Во время моего самолечения, в котором с братской любовью участвовал мой друг, перед которым я когда-то плакал, я много передумал, много читал. Тогда меня по-настоящему заинтересовала тема Пигмалиона. Несравнимо более поверхностный по сравнению с Мольером англичанин Бернард Шоу написал целую пьесу под названием «Пигмалион», которую он назвал «романом в пяти действиях». Кто знает, может, с людьми поверхностными нужно быть более поверхностным, но Шоу как-то ближе к истине, когда его Хиггинс кричит герцогине, созданной им самим из уличной девчонки: «Спрячь когти, кошка!». Великолепно и с тонким знанием дела Шоу показывает, как вырванная из своей среды, лишенная корня и перенесенная на другую почву Элиза, в сущности, становится гораздо более несчастной после того, как вульгарному материалу была придана прекрасная форма — назад для нее пути нет, она уже вкусила другой жизни, и вперед для нее тоже нет дороги! Пусть даже в шутку, но Шоу хорошо подметил смешную и в то же время грустную гордость своего Пигмалиона, который заявляет, что отдаст свое произведение не меньше чем принцу: «Я не допущу, чтобы мой шедевр попал к какому-нибудь Фредди», — вопит он. Но это напрасные вопли. У Эврипида гораздо мудрее, помнишь финал: «Предвиденное человеком не сбывается».

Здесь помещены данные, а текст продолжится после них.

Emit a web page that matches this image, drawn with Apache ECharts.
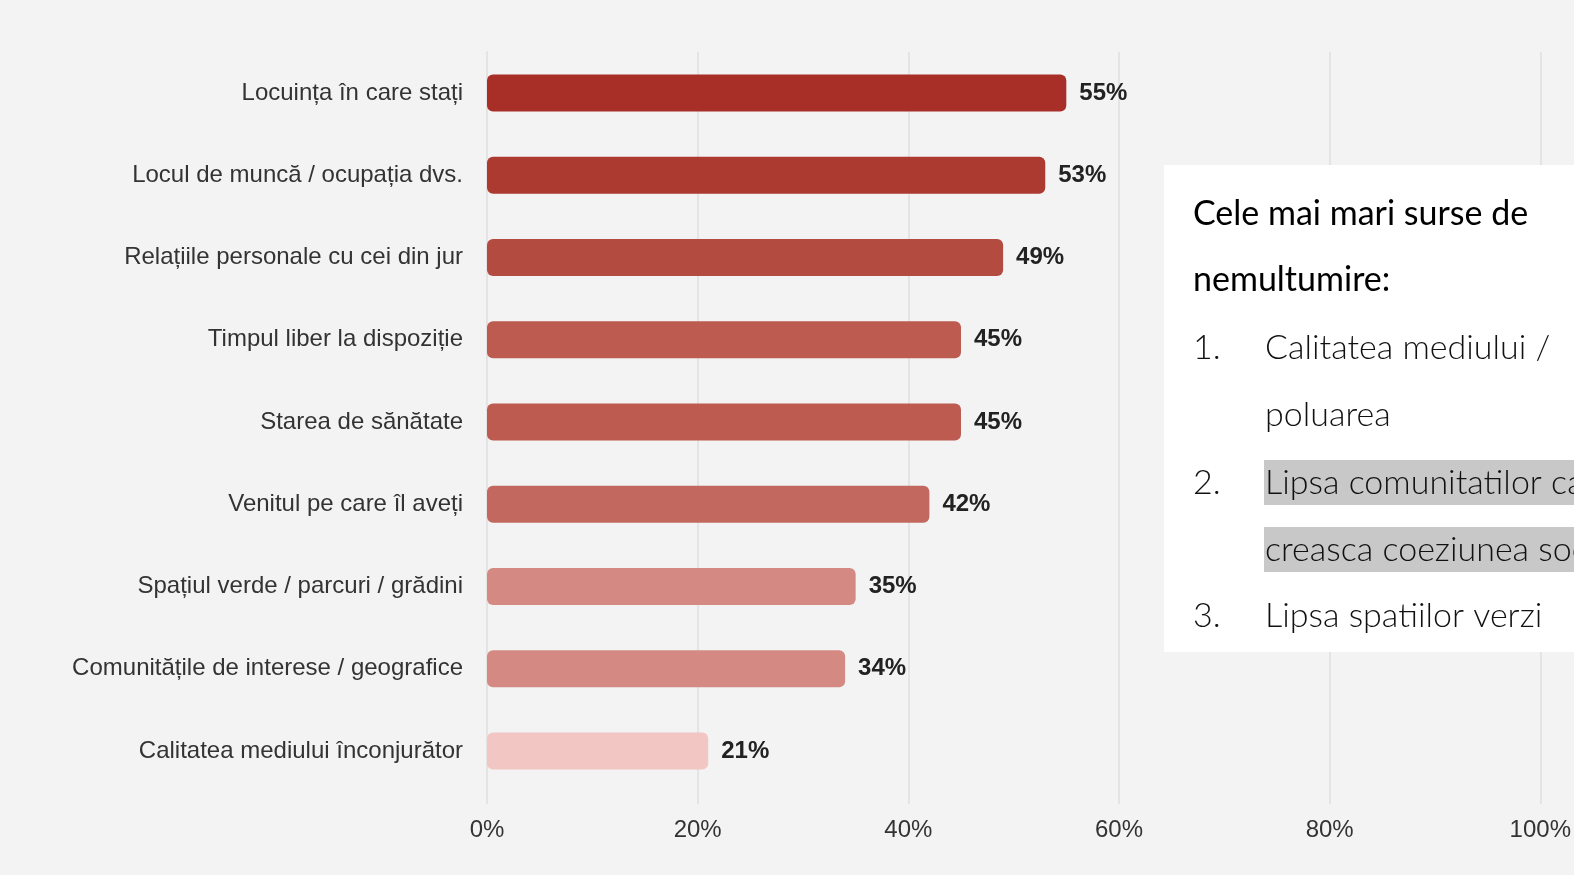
<!DOCTYPE html>
<html>
<head>
<meta charset="utf-8">
<script src="https://cdn.jsdelivr.net/npm/echarts@6/dist/echarts.min.js"></script>
<style>
html,body{margin:0;padding:0;background:#f3f3f3;overflow:hidden;}
#chart{width:1574px;height:875px;}
</style>
</head>
<body>
<div id="chart"></div>
<script>
var categories = [
  "Locuința în care stați",
  "Locul de muncă / ocupația dvs.",
  "Relațiile personale cu cei din jur",
  "Timpul liber la dispoziție",
  "Starea de sănătate",
  "Venitul pe care îl aveți",
  "Spațiul verde / parcuri / grădini",
  "Comunitățile de interese / geografice",
  "Calitatea mediului înconjurător"
];
var values = [55, 53, 49, 45, 45, 42, 35, 34, 21];
var barColors = ["#a82f27", "#ad3a31", "#b44b41", "#bd5b51", "#bd5b51", "#c3685f", "#d48a83", "#d48a83", "#f1c6c3"];
var xTicks = [0, 20, 40, 60, 80, 100];
var noteTitle = ["Cele mai mari surse de", "nemultumire:"];
var noteItems = [
  ["1.", "Calitatea mediului /", "poluarea", false],
  ["2.", "Lipsa comunitatilor care sa", "creasca coeziunea sociala", true],
  ["3.", "Lipsa spatiilor verzi", null, false]
];

var chart = echarts.init(document.getElementById('chart'));

var graphics = [
  { type: 'rect', shape: { x: 1164, y: 165, width: 410, height: 487 }, style: { fill: '#ffffff' }, z: 10 }
];
var tf = '"Lato", "Open Sans", sans-serif';
graphics.push({ type: 'text', x: 1193, y: 214, style: { text: noteTitle[0], font: '400 34px ' + tf, fill: '#000', verticalAlign: 'middle' }, z: 12 });
graphics.push({ type: 'text', x: 1193, y: 280, style: { text: noteTitle[1], font: '400 34px ' + tf, fill: '#000', verticalAlign: 'middle' }, z: 12 });
var rowY = [348, 483, 616];
noteItems.forEach(function (it, i) {
  var y = rowY[i];
  if (it[3]) {
    graphics.push({ type: 'rect', shape: { x: 1264, y: y - 23, width: 320, height: 45 }, style: { fill: '#c8c8c8' }, z: 11 });
    graphics.push({ type: 'rect', shape: { x: 1264, y: y + 44, width: 320, height: 45 }, style: { fill: '#c8c8c8' }, z: 11 });
  }
  graphics.push({ type: 'text', x: 1193, y: y, style: { text: it[0], font: '300 34px ' + tf, fill: '#111', verticalAlign: 'middle' }, z: 12 });
  graphics.push({ type: 'text', x: 1265, y: y, style: { text: it[1], font: '300 34px ' + tf, fill: '#111', verticalAlign: 'middle' }, z: 12 });
  if (it[2]) {
    graphics.push({ type: 'text', x: 1265, y: y + 67, style: { text: it[2], font: '300 34px ' + tf, fill: '#111', verticalAlign: 'middle' }, z: 12 });
  }
});

var option = {
  backgroundColor: '#f3f3f3',
  animation: false,
  grid: { left: 487, right: 28, top: 52, height: 740, containLabel: false },
  xAxis: {
    type: 'value', min: 0, max: 100, interval: 20,
    axisLine: { show: false },
    axisTick: { show: true, length: 12, lineStyle: { color: '#e4e4e4', width: 2 } },
    splitLine: { show: true, lineStyle: { color: '#e4e4e4', width: 2 } },
    axisLabel: {
      margin: 26, color: '#333', fontSize: 24, fontFamily: '"Liberation Sans", Arial, sans-serif',
      formatter: function (v) { return xTicks.indexOf(v) >= 0 ? v + '%' : ''; }
    }
  },
  yAxis: {
    type: 'category', data: categories, inverse: true,
    axisLine: { show: true, lineStyle: { color: '#e4e4e4', width: 2 } },
    axisTick: { show: false },
    axisLabel: { margin: 24, color: '#333', fontSize: 24, fontFamily: '"Liberation Sans", Arial, sans-serif' }
  },
  series: [{
    type: 'bar',
    data: values.map(function (v, i) { return { value: v, itemStyle: { color: barColors[i] } }; }),
    barWidth: 37,
    itemStyle: { borderRadius: 6 },
    label: {
      show: true, position: 'right', distance: 13, formatter: '{c}%',
      color: '#222', fontSize: 24, fontWeight: 'bold', fontFamily: '"Liberation Sans", Arial, sans-serif'
    }
  }],
  graphic: graphics
};
chart.setOption(option);
</script>
</body>
</html>
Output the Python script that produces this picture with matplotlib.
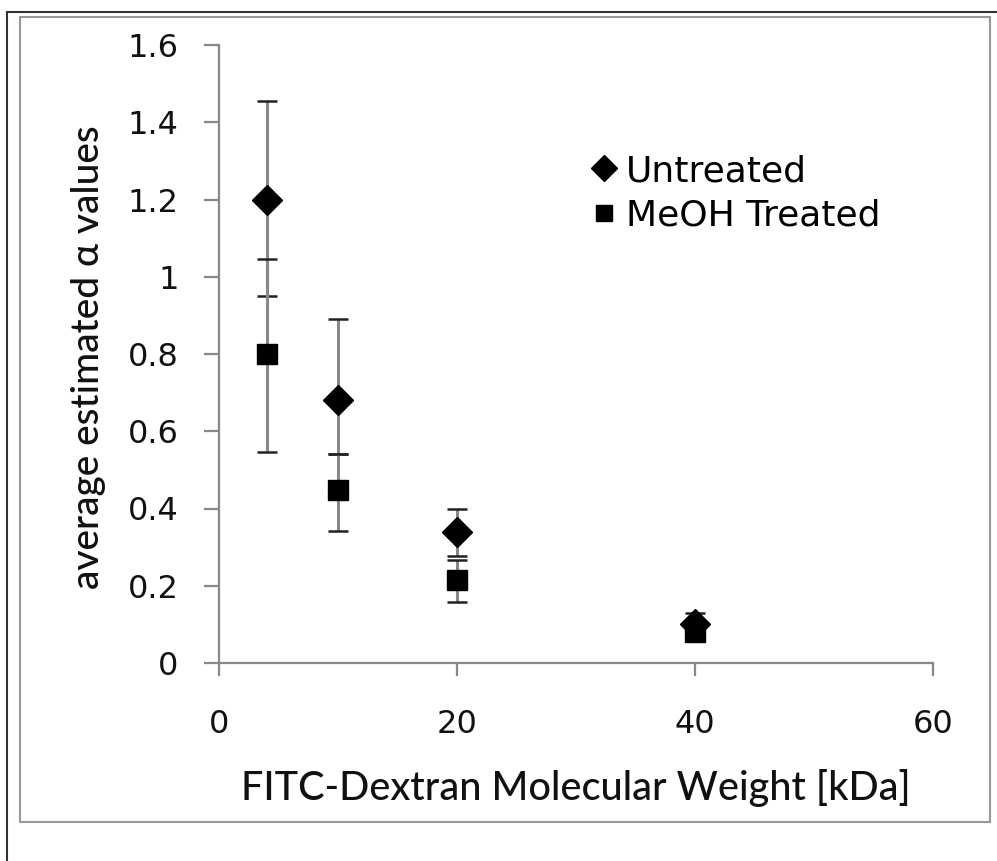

В поисках целебного бальзама от любви я был безудержен, как и в самой любви. Не мудрое, а всего лишь умное и хитрое, то есть временное и мелкое, утешение, которое я себе нашел, состояло в том, что я везде, где только мог, искал убийственные аналогии. Не могу забыть, какое удовольствие доставляло мне теперь перечитывание некоторых мест в «Одиссее» Джойса о пошленьком воплощении пассивного и иррационального «извечно женского начала» в госпоже Молли с ее вечным «да», чем, между прочим, и кончается огромный роман. Чудовищным изощрением сознания, ума, разума Блюм освобождается от кошмаров и примиряется с изменами жены, когда он созрел до понимания того, что не только он, муж, супруг, но и следующий, и последующий любовники Молли — просто ритуальные жертвы одному и тому же божеству.
Или взять, к примеру, слишком современную историю «любви» между Клавдией и Гансом во время карнавала на масленицу в «Волшебной горе». Как ты знаешь, Клавдия исчезла на следующий же день и, не прошло много времени, как появилась с новым любовником, на этот раз голландским миллионером Пеперкорном. Вот она, современная пародия на «священную свадьбу» древних, которая происходила во время какого-нибудь земледельческого праздника и связывала людей, пока длились торжества. Рыцарский, ритуальный поединок Томас Манн заменил игрой в великодушие, игрой слов, любезностей, пришедших на смену кровавой схватке за даму сердца.
…Прошло много времени, пролетели годы, — продолжил после многозначительного молчания профессор, — и, если исключить совершенно случайные или связанные с нашей работой встречи, можно сказать, мы потеряли друг друга из виду. Вскоре после того как мы расстались, она вышла замуж. Не за того, второго, а за кого-то третьего, четвертого — не знаю, это меня не интересует. Теперь она в разводе. Женщина в возрасте, хотя, конечно, и не пожилая, у нее есть дети. В своей области она сумела сделать себе имя, хотя от нее можно было ожидать гораздо большего. Сейчас она где-то посередине — в чем-то чуть выше, в чем-то чуть ниже среднего уровня, если не сказать, что теряется в общей массе.
Сравнительно недавно, перед самой моей поездкой сюда, я как-то встретил ее, совершая, так сказать, рейд по магазинам. Я увидел ее в толпе в центре города. Она тоже меня увидела, улыбнулась мне прежней улыбкой, улыбкой своей молодости, мы поздоровались и разговорились. К концу разговора, в котором мы оба старались выглядеть как можно естественней, впервые с тех счастливых времен, она сказала: «Если не имеешь ничего против, давай встретимся». Я, естественно, не имел ничего против, но не могу сказать, что сгорал от желания. Неужто это возможно, чтобы для нас перестал существовать человек, который когда-то поглощал нас целиком? И действительно, в предстоящие два вечера у меня были неотложные дела, я предложил ей встретиться на третий день. Возможно, она подумала, что я придаю себе важность, хочу показать, что не спешу к ней, как в былые времена, когда не было такого дела, которое я не отложил бы ради встречи с нею. Но от ее наблюдательного взгляда по всей вероятности не укрылось, что теперь все было просто, как между добрыми знакомыми и коллегами. Наверное, это произвело на нее большее впечатление, чем все мои крики в тот последний вечер.